# Trek 5900 question



## benInMA

I've found a 2001 Trek 5900 in my size, which is still sitting new on the shelf in a store near me. It is marked down a LOT from new. It's very tempting to me as I currently ride a 2200, and the geometry isn't terribly different.

Curious if anyone could run down the changes between a 01 and an 04 for me. If I don't get this one I'll end up possibly getting a 5200 or 5500. (This bike is priced between what a new 5200 and 5500 would cost)

If anyone wants to warn me off it, I'm 6'1", About 175lbs, maybe a little less, maybe a little more depending on my current condition. I will be using it for racing, long rides, etc.. 

There is also the little matter of my team being sponsored by a shop which doesn't sell Trek, and I would kind of like to support the sponsor. However this deal is probably better than any team discount I can get, unless there is something funky/wrong with the 01 model that I should avoid.

I guess I should mention that I know a new 5500 or 5900 comes with DA 10 speed, I'm not sure the extra cog makes much of a difference to me. I'm more thinking of issues with the wheels, stem, bars, possible durability of the frame, etc.. 

Thanks,
Ben


----------



## gray8110

The '01 thru '03 5900 were the same bike w/different paintjobs & wheelsets.

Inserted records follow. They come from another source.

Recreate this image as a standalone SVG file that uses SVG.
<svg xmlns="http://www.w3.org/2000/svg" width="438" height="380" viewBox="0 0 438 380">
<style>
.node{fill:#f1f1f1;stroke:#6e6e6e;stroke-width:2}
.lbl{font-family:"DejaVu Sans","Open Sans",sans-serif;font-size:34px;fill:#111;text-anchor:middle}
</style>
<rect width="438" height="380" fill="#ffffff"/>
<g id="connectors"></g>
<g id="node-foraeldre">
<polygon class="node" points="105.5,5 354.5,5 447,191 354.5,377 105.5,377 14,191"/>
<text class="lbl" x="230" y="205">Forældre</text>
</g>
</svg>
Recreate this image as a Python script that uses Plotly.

The '04 5900 has a new lighter fork (20-30 grams difference) and has a different layup of the carbon fiber which saves a little more. Also the '04 frame takes a standard headset whereas until now, it took a standard 1-1/8th upper & a proprietary 1-1/4 lower cup. Outside of the 10 Speed DA, the fork/headset, the slightly lighter frame and the wheelset, you're looking at the same bike. I can't speak for your obligations to your sponsor, but if I wanted the bike, it fits well and you can afford it I'd get the '01 bike. I've got an '02 5900 that I've had for two years now and over 12k miles.. no problems and it's been a wonderful bike for me.


----------



## andy02

*go get the 01 5900 before it is gone*

I would get the 01 5900 it is still far better then a 5200. I also went from a 2200 to a 5200 (2002) and now a 04 5900. You won't be sorry!


----------



## benInMA

Hi guys,

That is exactly the information I was looking for.

I may still check it out but now I think I may just get a Giant TCR through the sponsoring shop, as the discount there is pretty good and it is a less expensive bike anyway. I have a Giant mountain bike too, so I like both Giant and Trek.

Thanks,
Ben


----------